Technically there are two mistakes though. First is letting x be two things at once. However, even if you want to play the game of letting x be two things at once, you reach an infinite series and cannot perform any calculations. I.e. if the second is 2x or 0.5x , then by definition, we were wrong that the first was x. It must be 4x,x,x or 0.25x. Which then means we were wrong about the second, which is either 8x,2x,2x,0.5x,2x,0.5x,0.5x or 0.125x. Should be clear at this point that something has gone horribly wrong. The second mistake was to presume it was ok to calculate the expected value before updating the possible values in the envelopes infinitely many times.

You have a 50% chance of getting 2x and a 50% chance of getting x when you first pick swapping does nothing to change that, the other envelope also has 50% chance of each, the reasoning is wrong because x is defined as 2 numbers at once (try inserting 1 into the equation, 2 times 1 is 2 while 0.5 times 1 is 0.5 which is four times less than 2 instead of the stated 2 times less)

I also don’t like the explanation given above, “x stands for two different things in the equation … the smaller amount [or] the larger amount.” The point of a random variable is that it “stands for” the set of all possibilities. So while this is attempting to explanation the error, it is technically incorrect.

I prefer an example of what that explanation was trying to say, which is that treating the envelope as having a specific value, even the unknown X, requires knowing how X was picked.

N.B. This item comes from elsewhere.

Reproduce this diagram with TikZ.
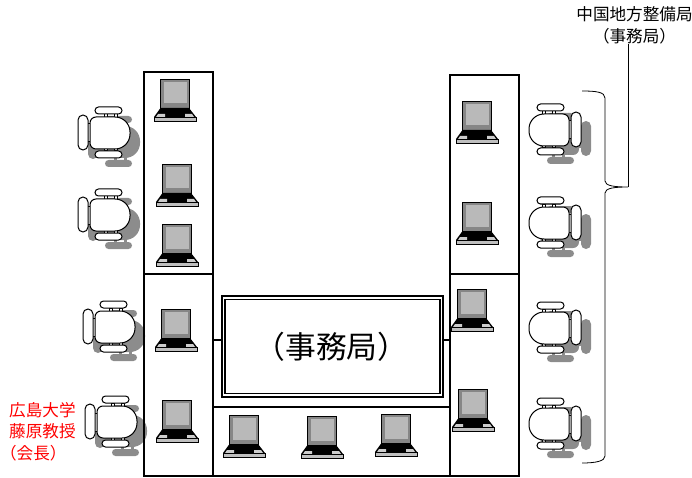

1) Say I prepare two envelopes, with $5 and $10, and give them to you for the above experiment. I tell you these values. But since the envelopes are sealed, all it means to you is that one has twice as much as the other. The point is that you can’t consider the any one value as having the potential to both win, and lose. That is, your envelope has $5, switching can only increase the value.

2) Say I prepare two pairs, one with ($5,$10) and one ($10,$20). You pick one at random for the above experiment. Again, all you know for certain is that is that one of the two has twice as much as the other. If your envelope has $10, then the “you should switch” argument above is actually correct! You have a 50% chance to lose $5, and a 50% chance to gain $10, so the expected gain is $2.50. But if you have $20, you lose $10.

3) Say I prepare ten pairs, nine with ($5,$10) and one ($10,$20). Now, if you have $10, there is a 90% chance you will lose $5, and only a 10% chance you will gain $10. So the expectation is a loss of $3.50.

The point is that the 50%:50% split applies only to whether your envelope is the higher or lower envelope, not to whether the specific value in the envelope is the higher or lower value. That is determined by both the 50%:50% split, and the relative probabilities that the envelopes were prepared with ($X/2,$X) or ($X,$2X).